The crowd soon turned hostile as Cardiff dominated the opening exchanges, with a controversial free-kick almost reaching Aron Gunnarsson via a deflection.
Speroni just managed to gather Joe Ralls' shot at the second attempt but moments later - completely against the run of play - Old Trafford hero Glenn Murray mistimed a free header from a corner.
Ben Turner nodded over a much more difficult chance from a corner at the other end as Cardiff continued to hold sway.
But Palace had more of a cutting edge and might have been ahead in the 27th minute had Kagisho Dikgacoi not shot too close to Tom Heaton after being teed up by Chris Martin.
Miller's curling cross sailed narrowly wide and Gardner also threw himself at a finish from the Scotland striker but Cardiff's raids were becoming more sporadic.
Ralls sent another finish just wide before Palace struck two minutes before the break.
Heaton tried to claim Darren Ambrose's free-kick but was beaten by Jedinak, whose flick-on was nodded into an empty net by Gardner, the unlikeliest of goalscorers.
Martin went close to inadvertently deflecting in Ambrose's shanked shot and Mike Dean rightly waved away handball appeals against Don Cowie as Palace began the second half strongly.
But Cardiff had a handball shout of their own snubbed and then saw what would have been an equaliser chalked off moments later.
Ralls' volley was deflected narrowly wide and Miller nodded the resulting corner into the net at the far post but Dean had already whistled, apparently for a foul on Speroni.
McNaughton limped off to be replaced by Darcy Blake in the 66th minute before Gardner flicked a header wide from another fine Ambrose free-kick.
The visitors threw on Stephen McPhail for Joe Mason four minutes later, with Ralls again sending a mid-range shot straight at Speroni before Palace introduced Sean Scannell for Martin.

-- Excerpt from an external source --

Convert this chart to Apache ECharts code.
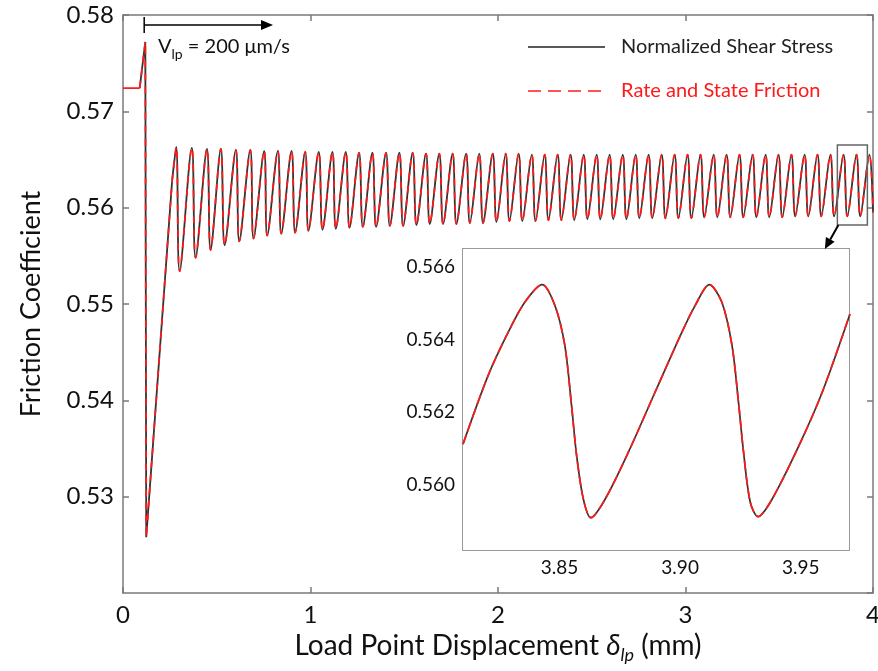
<!DOCTYPE html>
<html>
<head>
<meta charset="utf-8">
<script src="https://cdn.jsdelivr.net/npm/echarts@6/dist/echarts.min.js"></script>
<style>
  html, body { margin: 0; padding: 0; background: #fff; }
  #chart { width: 878px; height: 671px; }
</style>
</head>
<body>
<div id="chart"></div>
<script>
// ---- data ----
// start of run: steady sliding, velocity step, sharp drop and reload
const redFlat = [[0, 0.5724], [0.089, 0.5724]];
const spikeStart = [[0.089, 0.5724], [0.119, 0.5772], [0.124, 0.5258], [0.262, 0.5628]];

// stick-slip oscillation peaks and troughs (mm, friction)
const peaks = [
  [0.284, 0.5663], [0.367, 0.5662], [0.448, 0.5661], [0.522, 0.5661], [0.602, 0.5660], [0.679, 0.5660],
  [0.753, 0.5659], [0.826, 0.5659], [0.899, 0.5659], [0.972, 0.5658], [1.044, 0.5658], [1.117, 0.5658],
  [1.188, 0.5658], [1.259, 0.5657], [1.330, 0.5657], [1.403, 0.5657], [1.474, 0.5657], [1.545, 0.5657],
  [1.616, 0.5656], [1.687, 0.5656], [1.758, 0.5656], [1.830, 0.5656], [1.900, 0.5656], [1.972, 0.5656],
  [2.041, 0.5656], [2.110, 0.5656], [2.180, 0.5655], [2.249, 0.5655], [2.318, 0.5655], [2.387, 0.5655],
  [2.457, 0.5655], [2.526, 0.5655], [2.595, 0.5655], [2.665, 0.5655], [2.734, 0.5655], [2.803, 0.5655],
  [2.873, 0.5655], [2.942, 0.5655], [3.011, 0.5655], [3.080, 0.5655], [3.150, 0.5655], [3.219, 0.5655],
  [3.288, 0.5655], [3.358, 0.5655], [3.427, 0.5655], [3.496, 0.5655], [3.565, 0.5655], [3.635, 0.5655],
  [3.704, 0.5655], [3.773, 0.5655], [3.843, 0.5655], [3.912, 0.5655], [3.981, 0.5655]
];
const troughs = [
  [0.302, 0.5534], [0.387, 0.5548], [0.467, 0.5556], [0.542, 0.5561], [0.620, 0.5565], [0.696, 0.5568],
  [0.769, 0.5571], [0.844, 0.5573], [0.918, 0.5574], [0.989, 0.5576], [1.064, 0.5577], [1.135, 0.5578],
  [1.208, 0.5579], [1.279, 0.5580], [1.350, 0.5580], [1.423, 0.5581], [1.494, 0.5581], [1.565, 0.5582],
  [1.636, 0.5583], [1.707, 0.5583], [1.778, 0.5583], [1.850, 0.5584], [1.920, 0.5584], [1.992, 0.5585],
  [2.061, 0.5586], [2.130, 0.5586], [2.200, 0.5586], [2.269, 0.5587], [2.338, 0.5587], [2.407, 0.5587],
  [2.477, 0.5588], [2.546, 0.5588], [2.615, 0.5588], [2.685, 0.5588], [2.754, 0.5589], [2.823, 0.5589],
  [2.893, 0.5589], [2.962, 0.5589], [3.031, 0.5589], [3.100, 0.5590], [3.170, 0.5590], [3.239, 0.5590],
  [3.308, 0.5590], [3.378, 0.5590], [3.447, 0.5590], [3.516, 0.5590], [3.585, 0.5591], [3.655, 0.5591],
  [3.724, 0.5591], [3.793, 0.5591], [3.863, 0.5591], [3.932, 0.5591]
];
const endPoint = [4.0, 0.5595];

// zoomed window 3.81 - 3.97 mm
const insetCurve = [
  [3.8100, 0.56112], [3.8204, 0.56301], [3.8287, 0.56420], [3.8356, 0.56503], [3.8428, 0.56552],
  [3.8481, 0.56494], [3.8522, 0.56384], [3.8550, 0.56218], [3.8571, 0.56080], [3.8599, 0.55960],
  [3.8630, 0.55909], [3.8689, 0.55960], [3.8785, 0.56089], [3.8896, 0.56255], [3.9007, 0.56420],
  [3.9062, 0.56494], [3.9121, 0.56552], [3.9173, 0.56503], [3.9215, 0.56384], [3.9242, 0.56227],
  [3.9263, 0.56089], [3.9291, 0.55951], [3.9323, 0.55912], [3.9381, 0.55960], [3.9492, 0.56107],
  [3.9589, 0.56255], [3.9704, 0.56471]
];

const mainXRange = [0, 4];
const mainYRange = [0.52, 0.58];
const insetXRange = [3.81, 3.97];
const insetYRange = [0.5582, 0.5665];
const insetXTicks = [3.85, 3.90, 3.95];
const insetYTicks = [0.560, 0.562, 0.564, 0.566];

// peaks and troughs alternate
const oscillation = [[0.262, 0.5628]];
peaks.forEach((p, i) => {
  oscillation.push(p);
  if (troughs[i]) oscillation.push(troughs[i]);
});
oscillation.push(endPoint);

const FONT = 'Lato, "Open Sans", sans-serif';
const axisLine = { color: '#7a7a7a', width: 1.5 };
const black = '#333333';
const red = '#ff1a1a';
const dash = [7, 6];

function boxAxis(extra) {
  return Object.assign({
    type: 'value',
    axisLine: { show: true, onZero: false, lineStyle: axisLine },
    axisTick: { show: true, inside: true, length: 6, lineStyle: axisLine },
    splitLine: { show: false },
    axisLabel: { show: false }
  }, extra);
}

const chart = echarts.init(document.getElementById('chart'));

chart.setOption({
  animation: false,
  backgroundColor: '#fff',
  grid: [
    { left: 123, right: 5, top: 15, bottom: 78, outerBoundsMode: 'none' },
    { left: 463, right: 29, top: 249, bottom: 121, outerBoundsMode: 'none',
      show: true, backgroundColor: '#fff', borderWidth: 0, z: 3 }
  ],
  xAxis: [
    boxAxis({
      gridIndex: 0, position: 'bottom', min: mainXRange[0], max: mainXRange[1], interval: 1,
      axisLabel: { show: true, fontSize: 24, color: '#111', margin: 10, fontFamily: FONT },
      name: '{a|Load Point Displacement }{d|δ}{s|lp}{a| (mm)}',
      nameLocation: 'middle', nameGap: 33,
      nameTextStyle: {
        rich: {
          a: { fontSize: 28, color: '#111', fontFamily: FONT, lineHeight: 36, verticalAlign: 'middle' },
          d: { fontSize: 28, color: '#111', fontFamily: FONT, fontStyle: 'italic', lineHeight: 36, verticalAlign: 'middle' },
          s: { fontSize: 18, color: '#111', fontFamily: FONT, fontStyle: 'italic', lineHeight: 36, verticalAlign: 'bottom' }
        }
      }
    }),
    boxAxis({ gridIndex: 0, position: 'top', min: mainXRange[0], max: mainXRange[1], interval: 1 }),
    boxAxis({
      gridIndex: 1, position: 'bottom', min: insetXRange[0], max: insetXRange[1],
      axisTick: { show: true, inside: true, length: 5, lineStyle: axisLine, customValues: insetXTicks },
      axisLabel: {
        show: true, fontSize: 19, color: '#111', margin: 8, fontFamily: FONT,
        customValues: insetXTicks, formatter: v => v.toFixed(2)
      }
    }),
    boxAxis({
      gridIndex: 1, position: 'top', min: insetXRange[0], max: insetXRange[1],
      axisTick: { show: true, inside: true, length: 5, lineStyle: axisLine, customValues: insetXTicks }
    })
  ],
  yAxis: [
    boxAxis({
      gridIndex: 0, position: 'left', min: mainYRange[0], max: mainYRange[1], interval: 0.01,
      axisLabel: {
        show: true, fontSize: 24, color: '#111', margin: 9, fontFamily: FONT,
        showMinLabel: false, formatter: v => v.toFixed(2)
      },
      name: 'Friction Coefficient', nameLocation: 'middle', nameGap: 78,
      nameTextStyle: { fontSize: 27, color: '#111', fontFamily: FONT }
    }),
    boxAxis({ gridIndex: 0, position: 'right', min: mainYRange[0], max: mainYRange[1], interval: 0.01 }),
    boxAxis({
      gridIndex: 1, position: 'left', min: insetYRange[0], max: insetYRange[1],
      axisTick: { show: true, inside: true, length: 5, lineStyle: axisLine, customValues: insetYTicks },
      axisLabel: {
        show: true, fontSize: 19, color: '#111', margin: 8, fontFamily: FONT,
        customValues: insetYTicks, formatter: v => v.toFixed(3)
      }
    }),
    boxAxis({
      gridIndex: 1, position: 'right', min: insetYRange[0], max: insetYRange[1],
      axisTick: { show: true, inside: true, length: 5, lineStyle: axisLine, customValues: insetYTicks }
    })
  ],
  series: [
    { type: 'line', xAxisIndex: 0, yAxisIndex: 0, data: spikeStart, showSymbol: false,
      lineStyle: { color: black, width: 1.8 } },
    { type: 'line', xAxisIndex: 0, yAxisIndex: 0, data: oscillation, showSymbol: false, smooth: 0.35,
      lineStyle: { color: black, width: 1.8 } },
    { type: 'line', xAxisIndex: 0, yAxisIndex: 0, data: redFlat, showSymbol: false,
      lineStyle: { color: red, width: 1.7 } },
    { type: 'line', xAxisIndex: 0, yAxisIndex: 0, data: spikeStart, showSymbol: false,
      lineStyle: { color: red, width: 1.7, type: dash } },
    { type: 'line', xAxisIndex: 0, yAxisIndex: 0, data: oscillation, showSymbol: false, smooth: 0.35,
      lineStyle: { color: red, width: 1.7, type: dash } },
    { type: 'line', xAxisIndex: 2, yAxisIndex: 2, data: insetCurve, showSymbol: false, smooth: 0.3, z: 5,
      lineStyle: { color: black, width: 1.7 } },
    { type: 'line', xAxisIndex: 2, yAxisIndex: 2, data: insetCurve, showSymbol: false, smooth: 0.3, z: 6,
      lineStyle: { color: red, width: 1.7, type: [10, 4] } }
  ]
});

// annotations placed from the axes
function arrowHead(tip, from, len, half) {
  const dx = tip[0] - from[0], dy = tip[1] - from[1];
  const l = Math.sqrt(dx * dx + dy * dy);
  const ux = dx / l, uy = dy / l;
  const bx = tip[0] - ux * len, by = tip[1] - uy * len;
  return [tip, [bx - uy * half, by + ux * half], [bx + uy * half, by - ux * half]];
}

const c1 = chart.convertToPixel({ xAxisIndex: 0, yAxisIndex: 0 }, [insetXRange[0], insetYRange[1]]);
const c2 = chart.convertToPixel({ xAxisIndex: 0, yAxisIndex: 0 }, [insetXRange[1], insetYRange[0]]);
const arrowStart = [c1[0] + 1, c2[1]];
const arrowTip = chart.convertToPixel({ xAxisIndex: 2, yAxisIndex: 2 }, [3.96, insetYRange[1]]);
const zoomHead = arrowHead(arrowTip, arrowStart, 11, 5);

const stepX = chart.convertToPixel({ xAxisIndex: 0, yAxisIndex: 0 }, [0.113, 0.58])[0];
const vTip = [273, 25];
const vHead = arrowHead(vTip, [stepX, 25], 12, 5);

chart.setOption({
  graphic: [
    { type: 'rect', z: 10, shape: { x: c1[0], y: c1[1], width: c2[0] - c1[0], height: c2[1] - c1[1] },
      style: { fill: 'none', stroke: '#666', lineWidth: 1.5 } },
    { type: 'line', z: 10, shape: { x1: arrowStart[0], y1: arrowStart[1], x2: zoomHead[1][0] / 2 + zoomHead[2][0] / 2, y2: zoomHead[1][1] / 2 + zoomHead[2][1] / 2 },
      style: { stroke: '#000', lineWidth: 2 } },
    { type: 'polygon', z: 10, shape: { points: zoomHead }, style: { fill: '#000' } },

    { type: 'line', z: 10, shape: { x1: stepX, y1: 17, x2: stepX, y2: 33 }, style: { stroke: '#000', lineWidth: 1.5 } },
    { type: 'line', z: 10, shape: { x1: stepX, y1: 25, x2: vTip[0] - 10, y2: 25 }, style: { stroke: '#000', lineWidth: 1.5 } },
    { type: 'polygon', z: 10, shape: { points: vHead }, style: { fill: '#000' } },
    { type: 'text', z: 10, x: 158, y: 47,
      style: {
        text: '{v|V}{s|lp}{v| = 200 μm/s}', verticalAlign: 'middle',
        rich: {
          v: { fontSize: 20, fill: '#111', fontFamily: FONT, lineHeight: 28, verticalAlign: 'middle' },
          s: { fontSize: 14, fill: '#111', fontFamily: FONT, lineHeight: 28, verticalAlign: 'bottom' }
        }
      } },

    { type: 'line', z: 10, shape: { x1: 528, y1: 47, x2: 605, y2: 47 }, style: { stroke: '#222', lineWidth: 1.5 } },
    { type: 'text', z: 10, x: 621, y: 47,
      style: { text: 'Normalized Shear Stress', fontSize: 20, fill: '#222', fontFamily: FONT, verticalAlign: 'middle' } },
    { type: 'line', z: 10, shape: { x1: 528, y1: 91, x2: 605, y2: 91 },
      style: { stroke: '#ff1a1a', lineWidth: 1.5, lineDash: [13, 7] } },
    { type: 'text', z: 10, x: 621, y: 91,
      style: { text: 'Rate and State Friction', fontSize: 20, fill: '#ff1a1a', fontFamily: FONT, verticalAlign: 'middle' } }
  ]
});
</script>
</body>
</html>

Ralls was booked for a cynical trip on Ambrose as the midfielder threatened to extend a 25-yard surge but Palace were otherwise on the defensive as they sought to avoid a potentially damaging away goal.
They ran down the clock by bringing on Jermaine Easter for Wilfried Zaha after Whittingham went close with a deflected shot.
Stoppage time saw Andrew Taylor send a rising drive narrowly over the crossbar as Palace held on.